Put Him In Liquid Oxygen

Our weekly explainer on economics using lessons from popular culture. In Installment 9, Ajit commits the Fallacy of Composition.

“Raabert, is haraami ko Liquid Oxygen mein daal do. Liquid ise jeene nahin dega; Oxygen ise marne nahin dega!” — Ajit.

In my favourite Ajit dialogue of all time, Ajit instructs his henchman Raabert to put an unnamed scoundrel in Liquid Oxygen. “The Liquid won’t let him live; the Oxygen won’t let him die.” You’ll never guess what happened next, mainly because nothing happened next: this interaction did not take place in a movie, but was made up by some genius as a standalone joke. (Most Ajit dialogues are apocryphal, so don’t don’t try searching for them on YouTube.) This is a perfect example, though, of what economists call the Fallacy of Composition.

The Fallacy of Composition is the inference that “that something is true of the whole from the fact that it is true of some part of the whole.” It takes this form (from here):

A is part of B.
A has property X.
Therefore, B has property X.

Some typical examples: If one person at a cricket match can see better if he stands up, everyone will see better if they all stand up. Your brain consists of molecules, and because a molecule does not have consciousness, the brain can’t be responsible for consciousness. Sodium and Chlorine can both kill you, so salt is poison.
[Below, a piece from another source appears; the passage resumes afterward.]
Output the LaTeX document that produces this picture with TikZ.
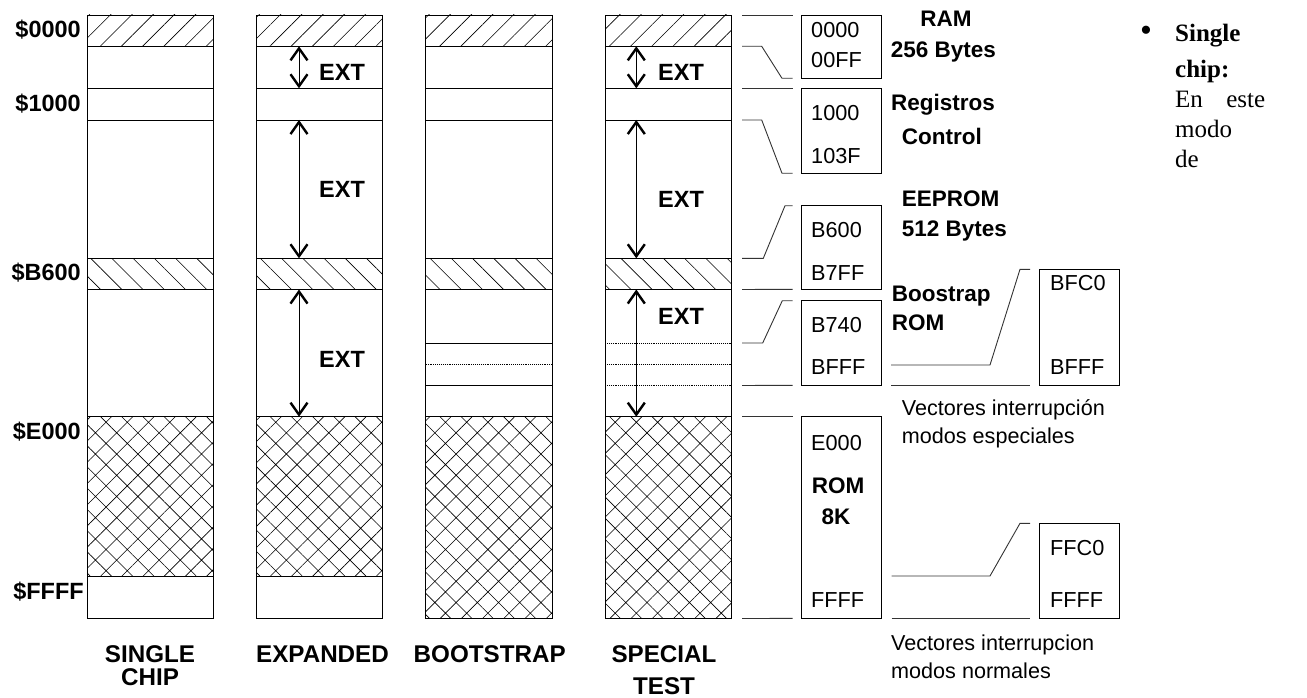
\documentclass[tikz,border=0pt]{standalone}
\usepackage{fontspec}
\setmainfont{Liberation Serif}
\setsansfont{Liberation Sans}
\usepackage{tikz}
\usetikzlibrary{arrows.meta,patterns.meta}
% one memory column: #1 = left edge, #2 = end of the ROM cross-hatch
\newcommand{\MemCol}[2]{%
  \begin{scope}[shift={(#1,0)}]
    \fill[pattern={Lines[angle=45,distance=15pt,line width=.6pt]}] (0,15) rectangle (126.5,46.3);
    \fill[pattern={Lines[angle=-45,distance=15pt,line width=.6pt]}] (0,258.3) rectangle (126.5,289.5);
    \fill[pattern={Hatch[angle=45,distance=15pt,line width=.6pt]}] (0,416.7) rectangle (126.5,#2);
    \draw[memline] (0,15) rectangle (126.5,618.5);
    \foreach \yy in {46.3,88.3,120,258.3,289.5,416.7,#2}
      \draw[memline] (0,\yy) -- (126.5,\yy);
  \end{scope}}
\tikzset{
  memline/.style={line width=.9pt},
  link/.style={line width=.9pt,black!80},
  addrbox/.style={draw,line width=.9pt,inner sep=0pt,outer sep=0pt,minimum width=80pt,anchor=north west},
  addr/.style={font=\sffamily\fontsize{21.7}{26}\selectfont,anchor=west,inner sep=0pt},
  hdr/.style={font=\sffamily\bfseries\fontsize{22.5}{26}\selectfont,inner sep=0pt},
  adrlbl/.style={font=\sffamily\bfseries\fontsize{23.5}{26}\selectfont,inner sep=0pt,anchor=east},
  extlbl/.style={font=\sffamily\bfseries\fontsize{23.5}{26}\selectfont,inner sep=0pt},
  modelbl/.style={font=\sffamily\bfseries\fontsize{24.2}{23}\selectfont,align=center,inner sep=0pt},
  note/.style={font=\sffamily\fontsize{21.6}{27.7}\selectfont,align=left,anchor=west,inner sep=0pt},
  extarrow/.style={{Straight Barb[length=12pt,width=17pt,line width=2.4pt]}-{Straight Barb[length=12pt,width=17pt,line width=2.4pt]},line width=.9pt}
}
\begin{document}
\begin{tikzpicture}[x=1pt,y=-1pt]
  \useasboundingbox (0,0) rectangle (1307,698);
  % memory maps
  \MemCol{87}{576}
  \MemCol{256}{576}
  \MemCol{425.7}{618.5}
  \MemCol{605}{618.5}
  \draw[memline] (425.7,343) -- ++(126.5,0);
  \draw[memline,densely dotted] (425.7,364.3) -- ++(126.5,0);
  \draw[memline] (425.7,385.7) -- ++(126.5,0);
  \foreach \yy in {343,364.3,385.7}
    \draw[memline,densely dotted] (605,\yy) -- ++(126.5,0);

  \node[adrlbl] (a0000) at (81,30) {\$0000};
  \node[adrlbl] (a1000) at (81,104) {\$1000};
  \node[adrlbl] (ab600) at (81,273) {\$B600};
  \node[adrlbl] (ae000) at (81,432) {\$E000};
  \node[adrlbl] (affff) at (84,592) {\$FFFF};

  % external ranges
  \foreach \xa/\xl in {299/342,636.3/681}{
    \draw[extarrow] (\xa,46.3) -- (\xa,88.3);
    \draw[extarrow] (\xa,120) -- (\xa,258.3);
    \draw[extarrow] (\xa,289.5) -- (\xa,416.7);
    \node[extlbl] at (\xl,72) {EXT};
  }
  \node[extlbl] (ext2) at (342,189) {EXT};
  \node[extlbl] (ext3) at (342,359) {EXT};
  \node[extlbl] (ext5) at (681,199) {EXT};
  \node[extlbl] (ext6) at (681,316) {EXT};

  \node[modelbl] (single) at (150,666) {SINGLE\\CHIP};
  \node[modelbl] (expanded) at (322.5,654.5) {EXPANDED};
  \node[modelbl] (bootstrap) at (489.7,654.5) {BOOTSTRAP};
  \node[modelbl] (special) at (664,670) {SPECIAL\\[8.7pt]TEST};

  % internal blocks
  \node[addrbox,minimum height=63.3pt] (ram) at (801.7,15) {};
  \node[addrbox,minimum height=85pt] (reg) at (801.7,88.3) {};
  \node[addrbox,minimum height=83.6pt] (eep) at (801.7,205.7) {};
  \node[addrbox,minimum height=84.6pt] (boot) at (801.7,300.7) {};
  \node[addrbox,minimum height=201.7pt] (rom) at (801.7,416.7) {};
  \node[addrbox,minimum width=79.7pt,minimum height=116pt] (vspec) at (1039.3,269.3) {};
  \node[addrbox,minimum width=79.7pt,minimum height=95pt] (vnorm) at (1039.3,523.3) {};

  \node[addr] (ramlo) at (811,30) {0000};
  \node[addr] (ramhi) at (811,60) {00FF};
  \node[addr] (reglo) at (811,113) {1000};
  \node[addr] (reghi) at (811,156) {103F};
  \node[addr] (eeplo) at (811,230) {B600};
  \node[addr] (eephi) at (811,272.7) {B7FF};
  \node[addr] (bootlo) at (811,325) {B740};
  \node[addr] (boothi) at (811,367.3) {BFFF};
  \node[addr] (romlo) at (811,442.7) {E000};
  \node[hdr] (romname) at (838,486) {ROM};
  \node[hdr] (romsize) at (836,516.7) {8K};
  \node[addr] (romhi) at (811,600) {FFFF};
  \node[addr] (vspeclo) at (1050,283.3) {BFC0};
  \node[addr] (vspechi) at (1050,367.3) {BFFF};
  \node[addr] (vnormlo) at (1050,547.7) {FFC0};
  \node[addr] (vnormhi) at (1050,600) {FFFF};

  \node[hdr] (ramt) at (946,19) {RAM};
  \node[hdr,anchor=west] (rams) at (890.7,51.7) {256 Bytes};
  \node[hdr,anchor=west] (regt) at (891,104.3) {Registros};
  \node[hdr,anchor=west] (regs) at (901.7,136) {Control};
  \node[hdr,anchor=west] (eept) at (901.7,198.3) {EEPROM};
  \node[hdr,anchor=west] (eeps) at (901.7,230.7) {512 Bytes};
  \node[hdr,anchor=west] (boott) at (891.7,295.7) {Boostrap};
  \node[hdr,anchor=west] (boots) at (891.7,322.7) {ROM};
  \node[note] (vspect) at (901.7,424) {Vectores interrupción\\modos especiales};
  \node[note] (vnormt) at (891,657) {Vectores interrupcion\\modos normales};

  % map lines
  \draw[link] (742,15) -- ([xshift=-9pt]ram.north west);
  \draw[link] (742,46.3) -- ++(19.7,0) -- ([xshift=-19.7pt]ram.south west) -- ([xshift=-9pt]ram.south west);
  \draw[link] (742,88.3) -- ([xshift=-9pt]reg.north west);
  \draw[link] (742,120) -- ++(19.7,0) -- ([xshift=-19.7pt]reg.south west) -- ([xshift=-9pt]reg.south west);
  \draw[link] (742,258.3) -- ++(21.3,0) -- ([xshift=-16.7pt]eep.north west) -- ([xshift=-9pt]eep.north west);
  \draw[link] (742,289.5) -- ([xshift=-9pt]eep.south west);
  \draw[link] (742,343) -- ++(20.7,0) -- ([xshift=-19.4pt]boot.north west) -- ([xshift=-9pt]boot.north west);
  \draw[link] (742,385.5) -- ([xshift=-9pt]boot.south west);
  \draw[link] (742,416.7) -- ([xshift=-9pt]rom.north west);
  \draw[link] (742,618.5) -- ([xshift=-9pt]rom.south west);
  \draw[link] (891,365) -- (990,365) -- ([xshift=-19.3pt]vspec.north west) -- ([xshift=-9.3pt]vspec.north west);
  \draw[link] (891,385.3) -- ([xshift=-9.3pt]vspec.south west);
  \draw[link] (891.7,576) -- (990,576) -- ([xshift=-19.3pt]vnorm.north west) -- ([xshift=-9.3pt]vnorm.north west);
  \draw[link] (891.7,618.3) -- ([xshift=-9.3pt]vnorm.south west);

  % side text
  \node[font=\fontsize{34}{34}\selectfont,inner sep=0pt] (bullet) at (1146,34) {\textbullet};
  \node[font=\fontsize{25}{30}\selectfont,text width=90pt,align=left,anchor=north west,inner sep=0pt] (sidetext) at (1175,24)
    {\textbf{Single}\\[5.6pt]\textbf{chip:}\\En\hfill este\\modo\\de};
\end{tikzpicture}
\end{document}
The Condorcet Paradox is an example of this fallacy from voting theory, and the Paradox of Thrift is an example from economics. Another example came to my mind recently when some friends of mine estimated the amount of money that would be raised if all unused property owned by the government of India was sold. One can arrive at this figure by estimating the market value of the land, but there is one issue here. While selling one government property would fetch the current market price, selling all of them at the same time would not, because the market price would crash due to the huge increase in supply. (That said, real estate prices work in strange ways; listen to this.)

Economists are not concerned with just economics, of course. This is the stuff of life, and we all commit the Fallacy of Composition at some time or the other. We commit it in the ways we think about religious communities and ethnic groups. We commit it when we rush to judgement about other people. (If you think vegetarianism is a virtue, is that a reason to admire Hitler, who was vegetarian?) Government commit it when they ban entire domains because they find one particular page objectionable. Journalists commit it when they go to celebrities for quotes in a field in which they have no expertise. And so on.

It is true that the world is complex, and we must use mental shortcuts to simplify it if we are to get by. But we open ourselves up to all kinds of fallacies when we do that. That said, don’t commit the Fallacy of Composition and conclude that just because one mental shortcut can lead you astray, all mental shortcuts are bad.

I wonder sometimes if the Fallacy of Composition pops up in another famous Ajit dialogue. He once famously said, “Saara shahar mujhe Loin ke naam se jaanta hai.” (“This town knows me by the name of Loin.”) It is usually assumed that he meant ‘Lion’ and not ‘Loin’ — but who knows?